==== INFORMATION SHOWN

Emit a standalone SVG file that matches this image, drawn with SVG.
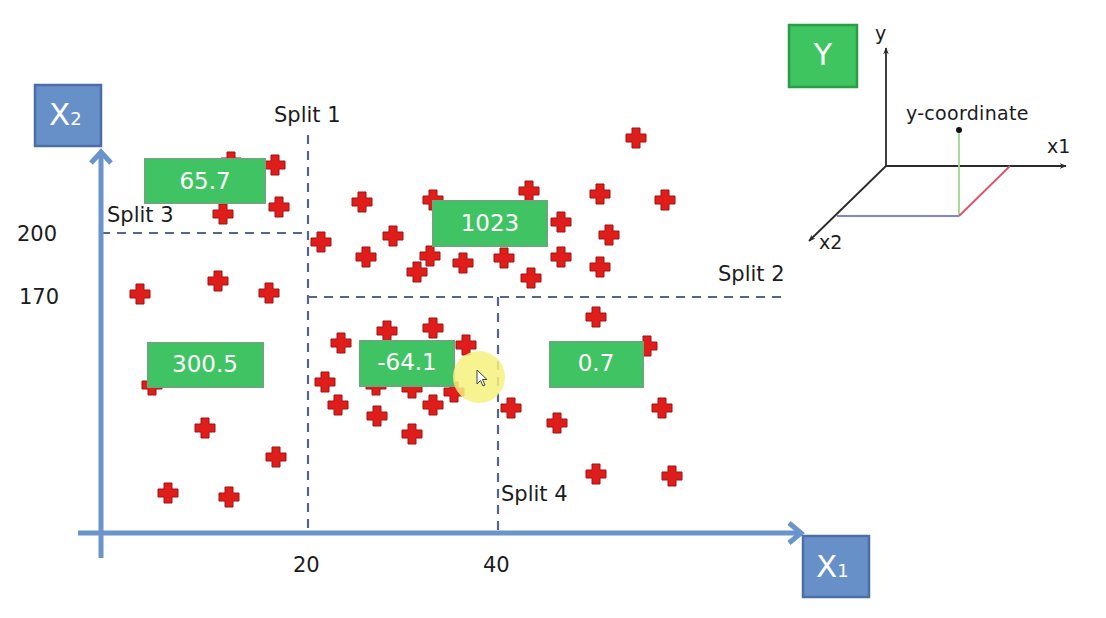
<svg xmlns="http://www.w3.org/2000/svg" xmlns:xlink="http://www.w3.org/1999/xlink" width="1106" height="618" viewBox="0 0 1106 618">
<style>
.lbl{font-family:"DejaVu Sans","Liberation Sans",sans-serif;fill:#1c1c1c;font-size:21px}
.val{font-family:"DejaVu Sans","Liberation Sans",sans-serif;fill:#ffffff;font-size:23px;text-anchor:middle}
.vbox{fill:#40c463;stroke:#62ad77;stroke-width:2}
.axbox{fill:#6890c8;stroke:#4a6ea5;stroke-width:2.5}
.axtxt{font-family:"DejaVu Sans","Liberation Sans",sans-serif;fill:#ffffff}
.axis{stroke:#6b94cb;stroke-width:5;fill:none}
.dash{stroke:#56668a;stroke-width:2.2;stroke-dasharray:9,7;fill:none}
.pt{fill:#df1d1b;stroke:#a11212;stroke-width:1}
.small{font-family:"DejaVu Sans","Liberation Sans",sans-serif;fill:#1c1c1c;font-size:19px}
.ax3{stroke:#2a2a2a;stroke-width:1.8;fill:none}
</style>
<defs>
<path id="plus" d="M-4,-10 h8 v6 h6 v8 h-6 v6 h-8 v-6 h-6 v-8 h6 z"/>
<marker id="ah" viewBox="0 0 10 10" refX="9" refY="5" markerWidth="7" markerHeight="7" orient="auto" markerUnits="userSpaceOnUse">
<path d="M0,1 L10,5 L0,9 L3,5 z" fill="#2a2a2a"/>
</marker>
</defs>
<rect width="1106" height="618" fill="#ffffff"/>

<g id="connectors">
<line class="dash" x1="308" y1="135" x2="308" y2="533"/>
<line class="dash" x1="101" y1="233" x2="308" y2="233"/>
<line class="dash" x1="308" y1="297" x2="785" y2="297"/>
<line class="dash" x1="498" y1="297" x2="498" y2="533"/>
</g>

<g id="points" class="pt">
<use xlink:href="#plus" x="231" y="162"/>
<use xlink:href="#plus" x="275" y="165"/>
<use xlink:href="#plus" x="223" y="214"/>
<use xlink:href="#plus" x="279" y="207"/>
<use xlink:href="#plus" x="140" y="294"/>
<use xlink:href="#plus" x="218" y="281"/>
<use xlink:href="#plus" x="269" y="293"/>
<use xlink:href="#plus" x="321" y="242"/>
<use xlink:href="#plus" x="152" y="385"/>
<use xlink:href="#plus" x="205" y="428"/>
<use xlink:href="#plus" x="276" y="457"/>
<use xlink:href="#plus" x="168" y="493"/>
<use xlink:href="#plus" x="229" y="497"/>
<use xlink:href="#plus" x="636" y="138"/>
<use xlink:href="#plus" x="362" y="202"/>
<use xlink:href="#plus" x="433" y="200"/>
<use xlink:href="#plus" x="529" y="191"/>
<use xlink:href="#plus" x="600" y="194"/>
<use xlink:href="#plus" x="665" y="200"/>
<use xlink:href="#plus" x="393" y="236"/>
<use xlink:href="#plus" x="561" y="222"/>
<use xlink:href="#plus" x="609" y="235"/>
<use xlink:href="#plus" x="366" y="257"/>
<use xlink:href="#plus" x="430" y="256"/>
<use xlink:href="#plus" x="463" y="263"/>
<use xlink:href="#plus" x="504" y="258"/>
<use xlink:href="#plus" x="561" y="257"/>
<use xlink:href="#plus" x="600" y="267"/>
<use xlink:href="#plus" x="417" y="272"/>
<use xlink:href="#plus" x="531" y="278"/>
<use xlink:href="#plus" x="341" y="343"/>
<use xlink:href="#plus" x="387" y="331"/>
<use xlink:href="#plus" x="433" y="328"/>
<use xlink:href="#plus" x="466" y="345"/>
<use xlink:href="#plus" x="325" y="382"/>
<use xlink:href="#plus" x="376" y="385"/>
<use xlink:href="#plus" x="412" y="388"/>
<use xlink:href="#plus" x="454" y="392"/>
<use xlink:href="#plus" x="338" y="405"/>
<use xlink:href="#plus" x="377" y="416"/>
<use xlink:href="#plus" x="433" y="405"/>
<use xlink:href="#plus" x="412" y="434"/>
<use xlink:href="#plus" x="596" y="317"/>
<use xlink:href="#plus" x="647" y="346"/>
<use xlink:href="#plus" x="511" y="408"/>
<use xlink:href="#plus" x="557" y="423"/>
<use xlink:href="#plus" x="662" y="408"/>
<use xlink:href="#plus" x="596" y="474"/>
<use xlink:href="#plus" x="672" y="476"/>
</g>

<g id="axes">
<line class="axis" x1="101" y1="153" x2="101" y2="558"/>
<polyline class="axis" points="91,163 101,152 111,163"/>
<line class="axis" x1="78" y1="533" x2="801" y2="533"/>
<polyline class="axis" points="789,523 801,533 789,543"/>
</g>

<g id="node-x2">
<rect class="axbox" x="35" y="85" width="66" height="61"/>
<text class="axtxt" x="49" y="125" font-size="31">X<tspan font-size="18">2</tspan></text>
</g>
<g id="node-x1">
<rect class="axbox" x="803" y="536" width="66" height="61"/>
<text class="axtxt" x="816" y="577" font-size="31">X<tspan font-size="18">1</tspan></text>
</g>

<g id="labels">
<text class="lbl" x="274" y="122">Split 1</text>
<text class="lbl" x="107" y="222">Split 3</text>
<text class="lbl" x="718" y="281">Split 2</text>
<text class="lbl" x="501" y="501">Split 4</text>
<text class="lbl" x="17" y="241">200</text>
<text class="lbl" x="19" y="304">170</text>
<text class="lbl" x="293" y="572">20</text>
<text class="lbl" x="483" y="572">40</text>
</g>

<g id="node-65-7"><rect class="vbox" x="145" y="159" width="120" height="44"/><text class="val" x="205" y="189">65.7</text></g>
<g id="node-1023"><rect class="vbox" x="433" y="201" width="114" height="45"/><text class="val" x="490" y="231">1023</text></g>
<g id="node-300-5"><rect class="vbox" x="148" y="343" width="115" height="44"/><text class="val" x="205" y="372">300.5</text></g>
<g id="node-64-1"><rect class="vbox" x="360" y="341" width="94" height="45"/><text class="val" x="407" y="370">-64.1</text></g>
<g id="node-0-7"><rect class="vbox" x="550" y="342" width="93" height="45"/><text class="val" x="596" y="371">0.7</text></g>

<g id="cursor">
<circle cx="479" cy="377" r="26" fill="#f6f17c" opacity="0.85"/>
<path d="M477,370 L477,384 L480.5,380.5 L483,386 L485,385 L482.5,379.5 L487,379.5 Z" fill="#ffffff" stroke="#444" stroke-width="1"/>
</g>

<g id="node-y">
<rect x="789" y="25" width="68" height="62" fill="#3ec55f" stroke="#2b9c47" stroke-width="2.5"/>
<text class="axtxt" x="823" y="65" font-size="30" text-anchor="middle">Y</text>
</g>

<g id="inset-3d">
<line class="ax3" x1="886" y1="166" x2="886" y2="48" marker-end="url(#ah)"/>
<line class="ax3" x1="886" y1="166" x2="1066" y2="166" marker-end="url(#ah)"/>
<line class="ax3" x1="886" y1="166" x2="809" y2="241" marker-end="url(#ah)"/>
<line x1="837" y1="216" x2="959" y2="216" stroke="#7f86d8" stroke-width="1.8"/>
<line x1="959" y1="216" x2="959" y2="130" stroke="#9fd88a" stroke-width="1.8"/>
<line x1="959" y1="216" x2="1010" y2="166" stroke="#e0506a" stroke-width="1.8"/>
<circle cx="959" cy="130" r="3" fill="#111"/>
<text class="small" x="906" y="120" letter-spacing="0.3">y-coordinate</text>
<text class="small" x="875" y="40">y</text>
<text class="small" x="1047" y="153">x1</text>
<text class="small" x="819" y="249">x2</text>
</g>
</svg>
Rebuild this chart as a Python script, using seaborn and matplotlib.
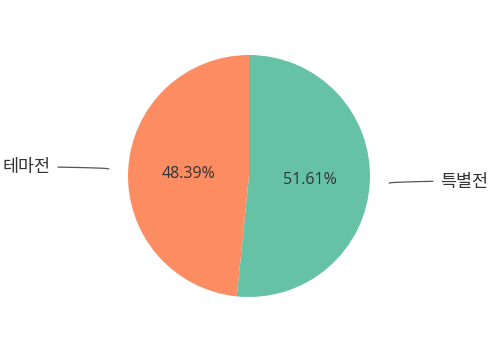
import numpy as np
import matplotlib
matplotlib.use("Agg")
import matplotlib.pyplot as plt
import seaborn as sns

categories = ["특별전", "테마전"]
values = [51.61, 48.39]
pct_labels = ["51.61%", "48.39%"]

sns.set_theme(style="white")
plt.rcParams['font.family'] = ['Noto Sans CJK KR', 'DejaVu Sans']
colors = sns.color_palette("Set2", 2)

W, H = 500, 364
fig = plt.figure(figsize=(W / 100, H / 100), dpi=100)
ax = fig.add_axes([0, 0, 1, 1])

cx, cy, R = 249, H - 176, 121
wedges, _ = ax.pie(values, colors=colors, startangle=90, counterclock=False,
                   center=(cx, cy), radius=R, wedgeprops=dict(linewidth=0))
ax.set_xlim(0, W)
ax.set_ylim(0, H)
ax.set_aspect("equal")
ax.axis("off")

txt_color = "#333333"
for w, lab, pct in zip(wedges, categories, pct_labels):
    ang = np.deg2rad((w.theta1 + w.theta2) / 2)
    c, s = np.cos(ang), np.sin(ang)
    ax.text(cx + 0.5 * R * c, cy + 0.5 * R * s - 1, pct, ha="center", va="center",
            fontsize=11.5, color=txt_color, family=['Open Sans', 'Noto Sans CJK KR'])
    sx, sy = cx + 1.16 * R * c, cy + 1.16 * R * s
    side = 1 if c > 0 else -1
    ex = cx + side * (1.58 if side < 0 else 1.52) * R
    xs = np.linspace(0, 1, 20)
    ax.plot(sx + (ex - sx) * xs, sy + 1.8 * np.sqrt(xs), color="#555555", lw=0.9)
    ax.text(ex + side * 7, sy + 1.5, lab, ha="left" if side > 0 else "right",
            va="center", fontsize=12.5, color=txt_color)

fig.savefig("out.png", dpi=100)
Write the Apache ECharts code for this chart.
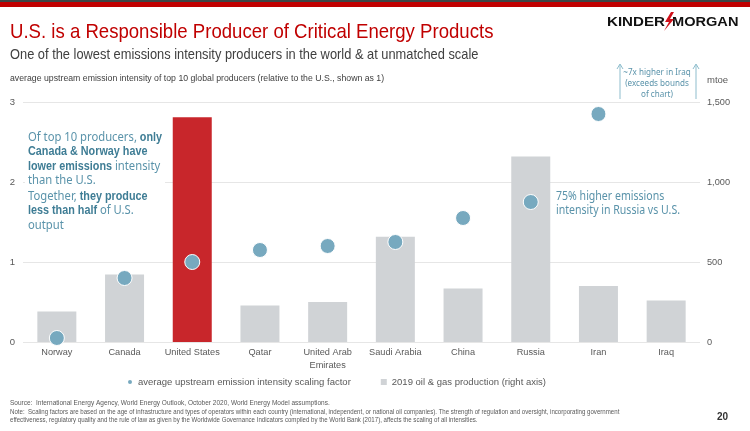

========

▶ [OBJECTIVE] Every line from the one containing "Rebuild this chart" to the one containing "ax = fig.add_axes([0, 0, 1, 1])" should be output exactly, both ends included. Nothing else goes in, and no pictures either.

▶ [EXERCISE RESULT]
Rebuild this chart as a Python script, using seaborn and matplotlib.
import numpy as np
import matplotlib
matplotlib.use("Agg")
import matplotlib.pyplot as plt
import seaborn as sns

categories = ["특별전", "테마전"]
values = [51.61, 48.39]
pct_labels = ["51.61%", "48.39%"]

sns.set_theme(style="white")
plt.rcParams['font.family'] = ['Noto Sans CJK KR', 'DejaVu Sans']
colors = sns.color_palette("Set2", 2)

W, H = 500, 364
fig = plt.figure(figsize=(W / 100, H / 100), dpi=100)
ax = fig.add_axes([0, 0, 1, 1])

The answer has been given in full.